Despite the daily gathering of thousands, with many camping at the site, the protests were peaceful, and their slogan Go Gota Go, captured the national anger at their government run by a close cabal of Rajapaksa family members and their friends. Last Friday, the protests got the backing of 1000 trade unions, who joined the protests with a general strike, threatening to launch an indefinite strike from this week.

Though President Rajapaksa reimposed an emergency on Friday (he declared an emergency the first time at the beginning of April but lifted it after it became unclear if the government had enough numbers in parliament to ratify it, as is mandatory), he has been trying to find a way out of the political impasse that would not require him to step down. But his efforts to form an interim government with the participation of all political parties under his presidency, have proved futile.

The main opposition party, Samagi Jana Balawegaya, has submitted two no-confidence motions against the government. The President is directly elected, and a parliamentary ouster of the government would not strictly affect his position, but would certainly undermine his authority. Last week, the Sri Lankan media reported that Gotabaya had asked Mahinda to resign so that an interim government could be formed.

Amid rumours that Mahinda would step down on Monday, a pro-Mahinda group of SLPP workers first gathered this morning at the Prime Minister’s official residence some 3 kms from the protest site, pleading with him not to resign. They then marched to Galle Face Green where a posse of policemen and other security forces did not prevent them as they started burning down the camp site and assaulting the protestors.

The parliamentarian, Amarakeerthi Athukorale of Polonnnaruwa, is alleged to have opened fire on protestors on a highway to Kandy, grievously injuring two people. He fled to take shelter in a nearby building where he was later found dead of a bullet wound.

With today’s events likely to increase the demand that Gotabya Rajapaksa resign, it may also further harden the decision of the SJB not to become part of an interim government that has a Rajapaksa heading it (Sri Lanka has an executive presidency), and in which the ruling SLPP, and its former partner in the ruling coalition, the Sri Lanka Freedom Party (which claims it has left the coalition) will also play a part.

The SJB is the single largest opposition party in parliament but does not have enough numbers on its own to form the government. Its leader Sajith Premadasa has been clear he does not want to form a government in association with the ruling SLPP, and nor does he want to be answerable to an executive President.

SJB has demanded that all parties that stand opposed to the SLPP must come together to pass the no-confidence motion against the government, and start a process for abolishing the executive presidency, and as well impeach the incumbent.

But opposition unity is a question mark, as was painfully evident in the election of a deputy speaker last week.
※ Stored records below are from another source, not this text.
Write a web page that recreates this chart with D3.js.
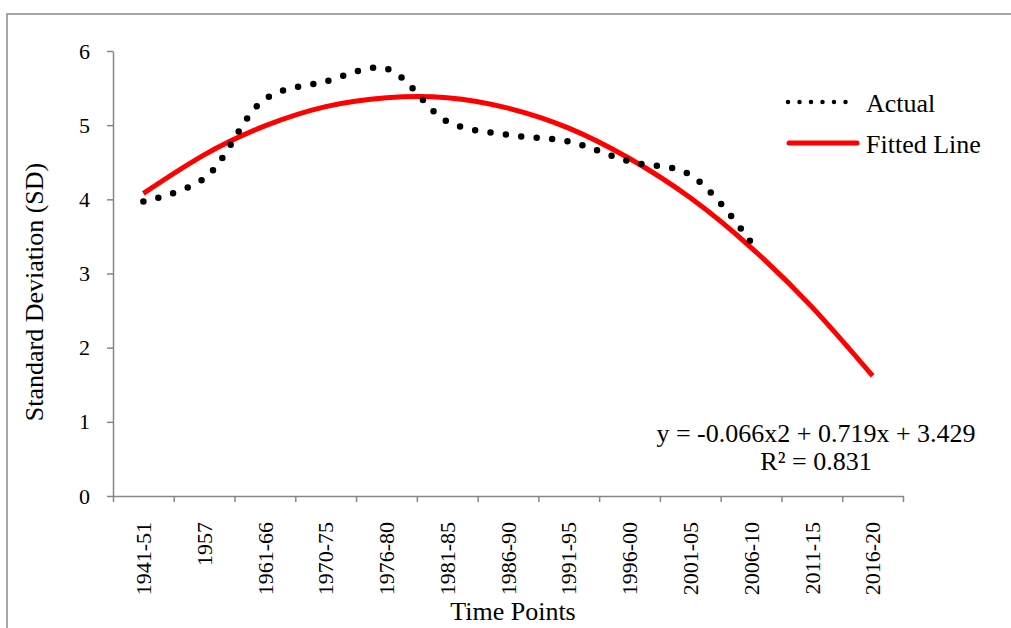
<html lang="en">
<head>
    <meta charset="UTF-8">
    <script src="https://d3js.org/d3.v7.min.js"></script>
    <title>Standard Deviation over Time Points</title>
    <style>
        body { margin: 0; background: #fff; }
        svg { display: block; font-family: "Liberation Serif", "Times New Roman", serif; }
        .axis path, .axis line { stroke: #868686; stroke-width: 1.5; }
    </style>
</head>
<body>
<div id="chart"></div>
<script>
    // categories on the x axis
    const timePoints = ['1941-51', '1957', '1961-66', '1970-75', '1976-80', '1981-85', '1986-90',
        '1991-95', '1996-00', '2001-05', '2006-10', '2011-15', '2016-20'];
    const actual = [3.97, 4.28, 5.35, 5.59, 5.76, 5.05, 4.87, 4.78, 4.51, 4.33, 3.42];
    // quadratic trend values at each time point
    const fitted = [4.08, 4.60, 4.99, 5.25, 5.37, 5.37, 5.23, 4.96, 4.55, 4.02, 3.35, 2.55, 1.62];
    const yTicks = [0, 1, 2, 3, 4, 5, 6];
    const seriesNames = ['Actual', 'Fitted Line'];
    const equation = ['y = -0.066x2 + 0.719x + 3.429', 'R\u00b2 = 0.831'];

    const w = 1011, h = 628;
    const pLeft = 113, pRight = 903, pTop = 51, pBottom = 496;
    const serif = '"Liberation Serif", "Times New Roman", serif';

    const svg = d3.select('#chart').append('svg')
        .attr('width', w)
        .attr('height', h);

    // chart frame
    svg.append('rect')
        .attr('x', 7).attr('y', 14)
        .attr('width', w + 10).attr('height', h + 10)
        .attr('fill', 'none')
        .attr('stroke', '#8a8a8a')
        .attr('stroke-width', 1.5);

    const x = d3.scaleBand().domain(timePoints).range([pLeft, pRight]);
    const xEdge = d3.scaleLinear().domain([0, timePoints.length]).range([pLeft, pRight]);
    const y = d3.scaleLinear().domain([0, 6]).range([pBottom, pTop]);
    const cx = d => x(d) + x.bandwidth() / 2;

    // y axis
    const yAx = svg.append('g')
        .attr('class', 'axis')
        .attr('transform', 'translate(' + pLeft + ',0)')
        .call(d3.axisLeft(y).tickValues(yTicks).tickFormat(d3.format('d'))
            .tickSize(6).tickSizeOuter(0).tickPadding(17));
    yAx.selectAll('text')
        .style('font-family', serif)
        .style('font-size', '22px')
        .attr('fill', '#000');

    // x axis tick marks at band edges
    svg.append('g')
        .attr('class', 'axis')
        .attr('transform', 'translate(0,' + pBottom + ')')
        .call(d3.axisBottom(xEdge).ticks(timePoints.length).tickSize(6).tickSizeOuter(0).tickFormat(''));

    // x axis labels, rotated
    const xAx = svg.append('g')
        .attr('class', 'axis')
        .attr('transform', 'translate(0,' + pBottom + ')')
        .call(d3.axisBottom(x).tickSize(0).tickSizeOuter(0));
    xAx.select('.domain').remove();
    xAx.selectAll('text')
        .attr('transform', 'rotate(-90)')
        .attr('text-anchor', 'end')
        .attr('x', -26)
        .attr('y', 0)
        .attr('dy', '0.35em')
        .attr('fill', '#000')
        .style('font-family', serif)
        .style('font-size', '22px');

    // fitted line
    const fitLine = d3.line()
        .x((d, i) => cx(timePoints[i]))
        .y(d => y(d))
        .curve(d3.curveNatural);

    svg.append('path')
        .datum(fitted)
        .attr('d', fitLine)
        .attr('fill', 'none')
        .attr('stroke', '#ff0000')
        .attr('stroke-width', 5);

    // actual values, dotted
    const actLine = d3.line()
        .x((d, i) => cx(timePoints[i]))
        .y(d => y(d))
        .curve(d3.curveCatmullRom.alpha(0.5));

    svg.append('path')
        .datum(actual)
        .attr('d', actLine)
        .attr('fill', 'none')
        .attr('stroke', '#000')
        .attr('stroke-width', 6.5)
        .attr('stroke-linecap', 'round')
        .attr('stroke-dasharray', '0,15.5');

    // axis titles
    svg.append('text')
        .attr('transform', 'translate(43,292) rotate(-90)')
        .attr('text-anchor', 'middle')
        .style('font-size', '26px')
        .text('Standard Deviation (SD)');

    svg.append('text')
        .attr('x', 513).attr('y', 620)
        .attr('text-anchor', 'middle')
        .style('font-size', '26px')
        .text('Time Points');

    // trend equation
    svg.append('g').selectAll('text')
        .data(equation)
        .enter()
        .append('text')
        .attr('x', 816)
        .attr('y', (d, i) => 442 + i * 28)
        .attr('text-anchor', 'middle')
        .style('font-size', '26px')
        .text(d => d);

    // legend
    const legend = svg.append('g').attr('transform', 'translate(788,102)');
    legend.append('line')
        .attr('x1', 0).attr('x2', 69).attr('y1', 0).attr('y2', 0)
        .attr('stroke', '#000')
        .attr('stroke-width', 4.5)
        .attr('stroke-linecap', 'round')
        .attr('stroke-dasharray', '0,11.5');
    legend.append('line')
        .attr('x1', 1).attr('x2', 69).attr('y1', 41).attr('y2', 41)
        .attr('stroke', '#ff0000')
        .attr('stroke-width', 5)
        .attr('stroke-linecap', 'round');
    legend.selectAll('text')
        .data(seriesNames)
        .enter()
        .append('text')
        .attr('x', 78)
        .attr('y', (d, i) => 10 + i * 41)
        .style('font-size', '26px')
        .text(d => d);
</script>
</body>
</html>
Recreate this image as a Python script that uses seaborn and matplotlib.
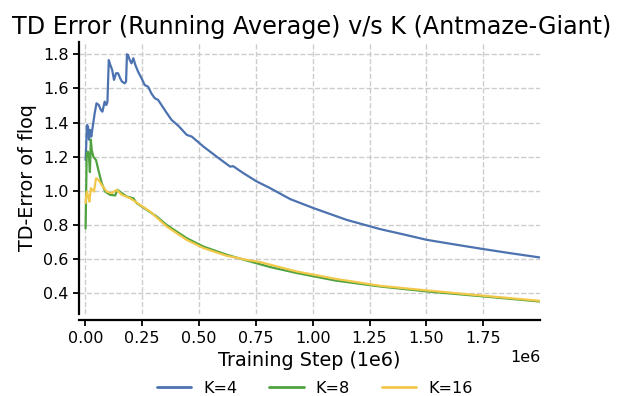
import numpy as np
import pandas as pd
import matplotlib
matplotlib.use("Agg")
import matplotlib.pyplot as plt
import seaborn as sns
from matplotlib.lines import Line2D

# ---- data (x in millions of training steps) ----
k4_x = [0.001, 0.003, 0.007, 0.012, 0.016, 0.021, 0.026, 0.032, 0.041, 0.049, 0.059, 0.068,
        0.075, 0.085, 0.092, 0.097, 0.103, 0.110, 0.118, 0.126, 0.135, 0.144, 0.153, 0.161,
        0.173, 0.179, 0.183, 0.188, 0.195, 0.203, 0.211, 0.220, 0.232, 0.247, 0.261, 0.276,
        0.290, 0.305, 0.320, 0.349, 0.379, 0.410, 0.446, 0.468, 0.519, 0.578, 0.637, 0.650,
        0.695, 0.754, 0.813, 0.901, 1.004, 1.150, 1.297, 1.400, 1.503, 1.635, 1.752, 1.870, 2.000]
k4_y = [1.18, 1.24, 1.386, 1.376, 1.30, 1.357, 1.318, 1.373, 1.455, 1.513, 1.503, 1.474,
        1.464, 1.523, 1.503, 1.52, 1.766, 1.737, 1.708, 1.65, 1.689, 1.689, 1.66, 1.64,
        1.63, 1.64, 1.800, 1.796, 1.767, 1.747, 1.777, 1.737, 1.698, 1.66, 1.62, 1.61,
        1.572, 1.543, 1.533, 1.474, 1.416, 1.38, 1.328, 1.318, 1.26, 1.20, 1.142, 1.145,
        1.104, 1.055, 1.016, 0.952, 0.899, 0.83, 0.776, 0.745, 0.713, 0.684, 0.659, 0.635, 0.61]

k8_x = [0.001, 0.006, 0.011, 0.016, 0.020, 0.024, 0.028, 0.035, 0.047, 0.057, 0.072, 0.087,
        0.109, 0.131, 0.141, 0.160, 0.182, 0.211, 0.226, 0.270, 0.314, 0.358, 0.446, 0.519,
        0.622, 0.710, 0.813, 0.930, 1.100, 1.297, 1.503, 1.752, 2.000]
k8_y = [0.78, 1.22, 1.23, 1.20, 1.11, 1.30, 1.24, 1.20, 1.18, 1.123, 1.045, 0.996,
        0.977, 0.973, 1.006, 0.987, 0.967, 0.957, 0.928, 0.889, 0.85, 0.80, 0.723, 0.674,
        0.626, 0.592, 0.554, 0.519, 0.475, 0.44, 0.411, 0.382, 0.352]

k16_x = [0.001, 0.006, 0.013, 0.018, 0.024, 0.031, 0.038, 0.047, 0.057, 0.072, 0.094, 0.116,
         0.138, 0.160, 0.197, 0.241, 0.285, 0.358, 0.446, 0.519, 0.622, 0.710, 0.769, 0.930,
         1.100, 1.297, 1.503, 1.752, 2.000]
k16_y = [0.928, 0.996, 0.967, 0.937, 1.016, 1.006, 0.996, 1.074, 1.065, 1.035, 0.996, 0.987,
         1.006, 0.977, 0.957, 0.918, 0.879, 0.791, 0.713, 0.665, 0.62, 0.596, 0.583, 0.528,
         0.485, 0.444, 0.417, 0.386, 0.356]

labels = ["K=4", "K=8", "K=16"]
colors = ["#4C72B0", "#4FA23F", "#F2C84B"]

frames = []
for lab, xs, ys in zip(labels, [k4_x, k8_x, k16_x], [k4_y, k8_y, k16_y]):
    frames.append(pd.DataFrame({"step": np.array(xs) * 1e6, "td": ys, "K": lab}))
df = pd.concat(frames, ignore_index=True)

sns.set_theme(style="white")
plt.rcParams['font.family'] = ['DejaVu Sans']
plt.rcParams.update({"text.color": "black", "axes.labelcolor": "black",
                     "xtick.color": "black", "ytick.color": "black"})

fig = plt.figure(figsize=(6.21, 3.96), dpi=100)
ax = fig.add_axes([79/621, 82/396, 461/621, 272/396])

sns.lineplot(data=df, x="step", y="td", hue="K", hue_order=labels,
             palette=colors, linewidth=1.6, ax=ax, legend=False, estimator=None, sort=False)

ax.set_xlim(-0.028e6, 2.0e6)
ax.set_ylim(0.279, 1.872)
ax.set_yticks([0.4, 0.6, 0.8, 1.0, 1.2, 1.4, 1.6, 1.8])
ax.set_xticks(np.arange(0, 2.0e6, 0.25e6))
ax.grid(True, linestyle="--", color="#cccccc", linewidth=1.0)

for s in ["top", "right"]:
    ax.spines[s].set_visible(False)
for s in ["left", "bottom"]:
    ax.spines[s].set_color("black")
    ax.spines[s].set_linewidth(1.6)
ax.spines["bottom"].set_position(("outward", 4.5))
ax.tick_params(axis="both", which="major", direction="out", length=4, width=1.3,
               colors="black", labelsize=11.5, bottom=True, left=True)

ax.set_xlabel("Training Step (1e6)", fontsize=13.8, color="black")
ax.set_ylabel("TD-Error of floq", fontsize=13.8, color="black")
ax.xaxis.get_offset_text().set_fontsize(11.5)
ax.xaxis.get_offset_text().set_color("black")
ax.set_title("TD Error (Running Average) v/s K (Antmaze-Giant)", fontsize=17.2,
             color="black", x=0.505)

handles = [Line2D([0], [0], color=c, lw=2) for c in colors]
leg = fig.legend(handles, labels, loc="center", bbox_to_anchor=(0.507, 0.02), ncol=3,
                 frameon=False, fontsize=11.5, handlelength=2.15, handletextpad=0.75,
                 columnspacing=2.0)
for t in leg.get_texts():
    t.set_color("black")

fig.savefig("out.png", dpi=100)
The SLFP candidate for the post was not supported by the SJB, which put up its own candidate. But he was elected with votes from the SLPP.

With confusion prevailing on the way forward, and the President himself clearly unwilling to step down, no one is ruling out that Mahinda might be allowed to take back his resignation and reutrn as Prime Minister.

Meanwhile, Sri Lanka’s economic condition has not improved. The shortages continue. The country’s negotiations with the IMF are ongoing. India has added another $200 billion dollars to the $2.4 bn it had already given to Colombo. The Sri Lankan government is also seeking additional finances from China, though there is no word on whether Beijing will provide this assistance.